TASK: Provide an exact copy of the data, excluding the images.

SOURCE EXCERPT:

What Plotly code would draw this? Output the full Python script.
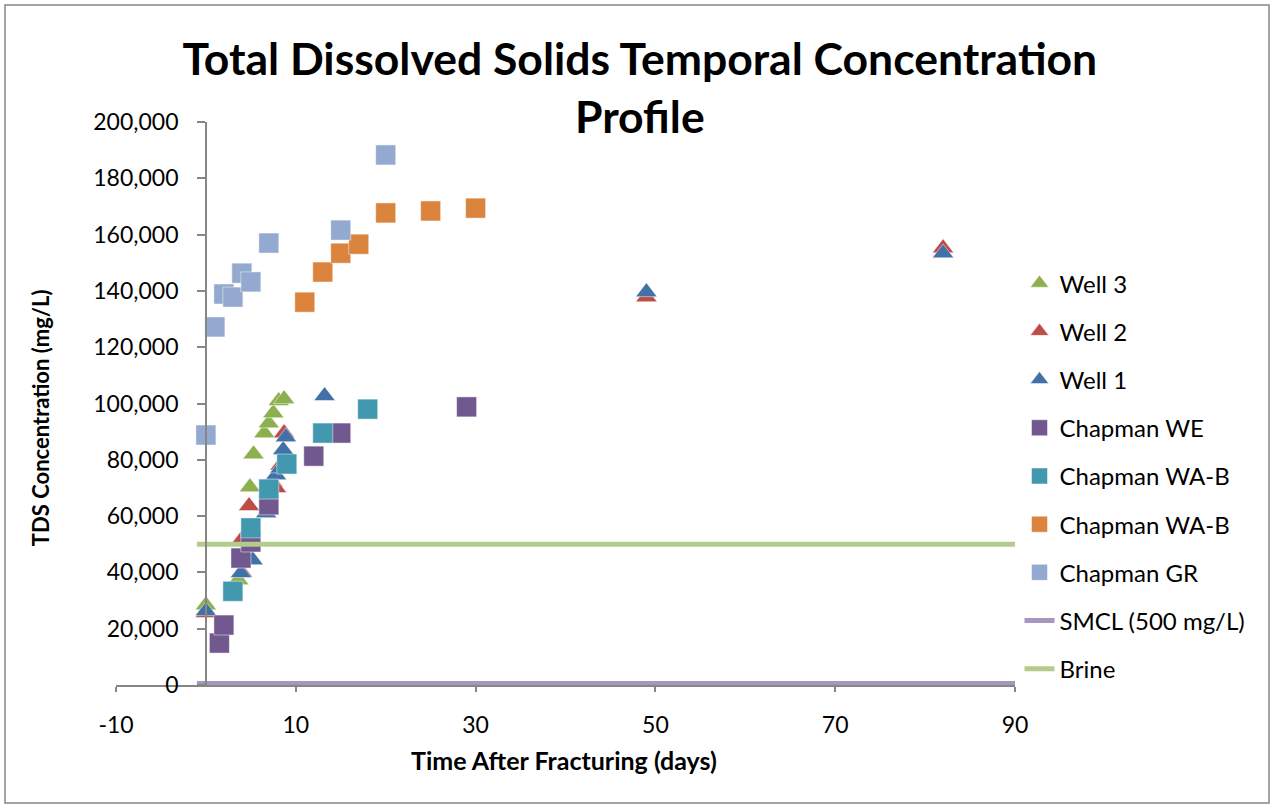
import plotly.graph_objects as go

# ---- data ----
well3_x = [0, 3.6, 4.9, 5.3, 6.5, 7.0, 7.5, 8.1, 8.7]
well3_y = [28400, 37300, 70300, 82000, 89500, 93000, 96600, 100900, 101600]

well2_x = [0, 4.0, 4.1, 4.8, 7.4, 7.8, 8.3, 8.7, 49, 82]
well2_y = [25600, 40000, 52200, 63600, 72100, 70000, 78000, 89500, 137800, 155200]

well1_x = [0, 3.9, 5.2, 6.7, 7.8, 8.3, 8.6, 8.9, 13.2, 49, 82]
well1_y = [26300, 39800, 44400, 61100, 74600, 77000, 83500, 88100, 102700, 139600, 153400]

we_x = [1.5, 2.0, 3.9, 5.0, 7.0, 12.0, 15.0, 29.0]
we_y = [14900, 21300, 45100, 50800, 64000, 81300, 89500, 98800]

wab_x = [3.0, 5.0, 7.0, 9.0, 13.0, 18.0]
wab_y = [33300, 55800, 69600, 78500, 89500, 98000]

wab2_x = [11, 13, 15, 17, 20, 25, 30]
wab2_y = [136000, 146700, 153400, 156600, 167700, 168400, 169400]

gr_x = [0, 1, 2, 3, 4, 5, 7, 15, 20]
gr_y = [88800, 127200, 138900, 137800, 146300, 143200, 157000, 161600, 188300]

smcl_x = [-1, 90]
smcl_y = [500, 500]
brine_x = [-1, 90]
brine_y = [50000, 50000]

x_ticks = [-10, 10, 30, 50, 70, 90]
x_tick_text = ["-10", "10", "30", "50", "70", "90"]

FONT = "Lato"
fig = go.Figure()

def pts(name, x, y, color, symbol, size):
    fig.add_trace(go.Scatter(
        x=x, y=y, mode="markers", name=name, legendgroup=name + color,
        marker=dict(symbol=symbol, size=size, color=color,
                    line=dict(width=0.8, color="rgba(255,255,255,0.6)"))))

pts("Well 3", well3_x, well3_y, "#8CB04E", "triangle-up", 18.5)
pts("Well 2", well2_x, well2_y, "#BE4B48", "triangle-up", 18.5)
pts("Well 1", well1_x, well1_y, "#4171A7", "triangle-up", 18.5)
pts("Chapman WE", we_x, we_y, "#71588F", "square", 20)
pts("Chapman WA-B", wab_x, wab_y, "#4198AF", "square", 20)
pts("Chapman WA-B", wab2_x, wab2_y, "#DB843D", "square", 20)
pts("Chapman GR", gr_x, gr_y, "#93A9CF", "square", 20)

fig.add_trace(go.Scatter(x=smcl_x, y=smcl_y, mode="lines", name="SMCL (500 mg/L)",
                         legendgroup="smcl", line=dict(color="#A697C1", width=5)))
fig.add_trace(go.Scatter(x=brine_x, y=brine_y, mode="lines", name="Brine",
                         legendgroup="brine", line=dict(color="#B3CC8C", width=5)))

axis_col = "#868686"
fig.update_layout(
    width=1272, height=808,
    margin=dict(l=116, r=257, t=122, b=123),
    paper_bgcolor="white", plot_bgcolor="white",
    font=dict(family=FONT, color="black", size=23),
    title=dict(text="<b>Total Dissolved Solids Temporal Concentration<br>Profile</b>",
               x=0.503, xref="container", xanchor="center", y=0.907, yanchor="top",
               font=dict(family=FONT, size=44.5, color="black")),
    xaxis=dict(range=[-10, 90], tickvals=x_ticks, ticktext=x_tick_text,
               showgrid=False, zeroline=False,
               showline=True, linecolor=axis_col, linewidth=1.5,
               ticks="outside", ticklen=5, tickcolor=axis_col, tickwidth=1.5,
               ticklabelstandoff=14, tickfont=dict(size=23)),
    yaxis=dict(range=[0, 200000], dtick=20000, tickformat=",d", showgrid=False,
               zeroline=False, anchor="free", position=0.1,
               showline=True, linecolor=axis_col, linewidth=1.5,
               ticks="outside", ticklen=8, tickcolor=axis_col, tickwidth=1.5,
               ticklabelstandoff=14, tickfont=dict(size=23)),
    legend=dict(x=1.005, xanchor="left", y=0.753, yanchor="top",
                font=dict(family=FONT, size=24), tracegroupgap=14,
                bgcolor="rgba(0,0,0,0)"),
    showlegend=True,
)

fig.add_annotation(text="<b>TDS Concentration (mg/L)</b>", xref="paper", yref="paper",
                   x=-0.0845, y=0.474, xanchor="center", yanchor="middle",
                   textangle=-90, showarrow=False,
                   font=dict(family=FONT, size=22, color="black"))
fig.add_annotation(text="<b>Time After Fracturing (days)</b>", xref="paper", yref="paper",
                   x=0.4983, y=-0.1332, xanchor="center", yanchor="middle",
                   showarrow=False,
                   font=dict(family=FONT, size=25, color="black"))

# chart border
fig.add_shape(type="rect", xref="paper", yref="paper",
              x0=(5 - 116) / 899, x1=(1269 - 116) / 899,
              y0=(685 - 803) / 563, y1=(685 - 5) / 563,
              line=dict(color=axis_col, width=1.5), fillcolor="rgba(0,0,0,0)")

fig.write_html("out.html")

TASK ANSWER:
What Plotly code would draw this? Output the full Python script.
import plotly.graph_objects as go

# ---- data ----
well3_x = [0, 3.6, 4.9, 5.3, 6.5, 7.0, 7.5, 8.1, 8.7]
well3_y = [28400, 37300, 70300, 82000, 89500, 93000, 96600, 100900, 101600]

well2_x = [0, 4.0, 4.1, 4.8, 7.4, 7.8, 8.3, 8.7, 49, 82]
well2_y = [25600, 40000, 52200, 63600, 72100, 70000, 78000, 89500, 137800, 155200]

well1_x = [0, 3.9, 5.2, 6.7, 7.8, 8.3, 8.6, 8.9, 13.2, 49, 82]
well1_y = [26300, 39800, 44400, 61100, 74600, 77000, 83500, 88100, 102700, 139600, 153400]

we_x = [1.5, 2.0, 3.9, 5.0, 7.0, 12.0, 15.0, 29.0]
we_y = [14900, 21300, 45100, 50800, 64000, 81300, 89500, 98800]

wab_x = [3.0, 5.0, 7.0, 9.0, 13.0, 18.0]
wab_y = [33300, 55800, 69600, 78500, 89500, 98000]

wab2_x = [11, 13, 15, 17, 20, 25, 30]
wab2_y = [136000, 146700, 153400, 156600, 167700, 168400, 169400]

gr_x = [0, 1, 2, 3, 4, 5, 7, 15, 20]
gr_y = [88800, 127200, 138900, 137800, 146300, 143200, 157000, 161600, 188300]

smcl_x = [-1, 90]
smcl_y = [500, 500]
brine_x = [-1, 90]
brine_y = [50000, 50000]

x_ticks = [-10, 10, 30, 50, 70, 90]
x_tick_text = ["-10", "10", "30", "50", "70", "90"]

FONT = "Lato"
fig = go.Figure()

def pts(name, x, y, color, symbol, size):
    fig.add_trace(go.Scatter(
        x=x, y=y, mode="markers", name=name, legendgroup=name + color,
        marker=dict(symbol=symbol, size=size, color=color,
                    line=dict(width=0.8, color="rgba(255,255,255,0.6)"))))

pts("Well 3", well3_x, well3_y, "#8CB04E", "triangle-up", 18.5)
pts("Well 2", well2_x, well2_y, "#BE4B48", "triangle-up", 18.5)
pts("Well 1", well1_x, well1_y, "#4171A7", "triangle-up", 18.5)
pts("Chapman WE", we_x, we_y, "#71588F", "square", 20)
pts("Chapman WA-B", wab_x, wab_y, "#4198AF", "square", 20)
pts("Chapman WA-B", wab2_x, wab2_y, "#DB843D", "square", 20)
pts("Chapman GR", gr_x, gr_y, "#93A9CF", "square", 20)

fig.add_trace(go.Scatter(x=smcl_x, y=smcl_y, mode="lines", name="SMCL (500 mg/L)",
                         legendgroup="smcl", line=dict(color="#A697C1", width=5)))
fig.add_trace(go.Scatter(x=brine_x, y=brine_y, mode="lines", name="Brine",
                         legendgroup="brine", line=dict(color="#B3CC8C", width=5)))

axis_col = "#868686"
fig.update_layout(
    width=1272, height=808,
    margin=dict(l=116, r=257, t=122, b=123),
    paper_bgcolor="white", plot_bgcolor="white",
    font=dict(family=FONT, color="black", size=23),
    title=dict(text="<b>Total Dissolved Solids Temporal Concentration<br>Profile</b>",
               x=0.503, xref="container", xanchor="center", y=0.907, yanchor="top",
               font=dict(family=FONT, size=44.5, color="black")),
    xaxis=dict(range=[-10, 90], tickvals=x_ticks, ticktext=x_tick_text,
               showgrid=False, zeroline=False,
               showline=True, linecolor=axis_col, linewidth=1.5,
               ticks="outside", ticklen=5, tickcolor=axis_col, tickwidth=1.5,
               ticklabelstandoff=14, tickfont=dict(size=23)),
    yaxis=dict(range=[0, 200000], dtick=20000, tickformat=",d", showgrid=False,
               zeroline=False, anchor="free", position=0.1,
               showline=True, linecolor=axis_col, linewidth=1.5,
               ticks="outside", ticklen=8, tickcolor=axis_col, tickwidth=1.5,
               ticklabelstandoff=14, tickfont=dict(size=23)),
    legend=dict(x=1.005, xanchor="left", y=0.753, yanchor="top",
                font=dict(family=FONT, size=24), tracegroupgap=14,
                bgcolor="rgba(0,0,0,0)"),
    showlegend=True,
)

fig.add_annotation(text="<b>TDS Concentration (mg/L)</b>", xref="paper", yref="paper",
                   x=-0.0845, y=0.474, xanchor="center", yanchor="middle",
                   textangle=-90, showarrow=False,
                   font=dict(family=FONT, size=22, color="black"))
fig.add_annotation(text="<b>Time After Fracturing (days)</b>", xref="paper", yref="paper",
                   x=0.4983, y=-0.1332, xanchor="center", yanchor="middle",
                   showarrow=False,
                   font=dict(family=FONT, size=25, color="black"))

# chart border
fig.add_shape(type="rect", xref="paper", yref="paper",
              x0=(5 - 116) / 899, x1=(1269 - 116) / 899,
              y0=(685 - 803) / 563, y1=(685 - 5) / 563,
              line=dict(color=axis_col, width=1.5), fillcolor="rgba(0,0,0,0)")

fig.write_html("out.html")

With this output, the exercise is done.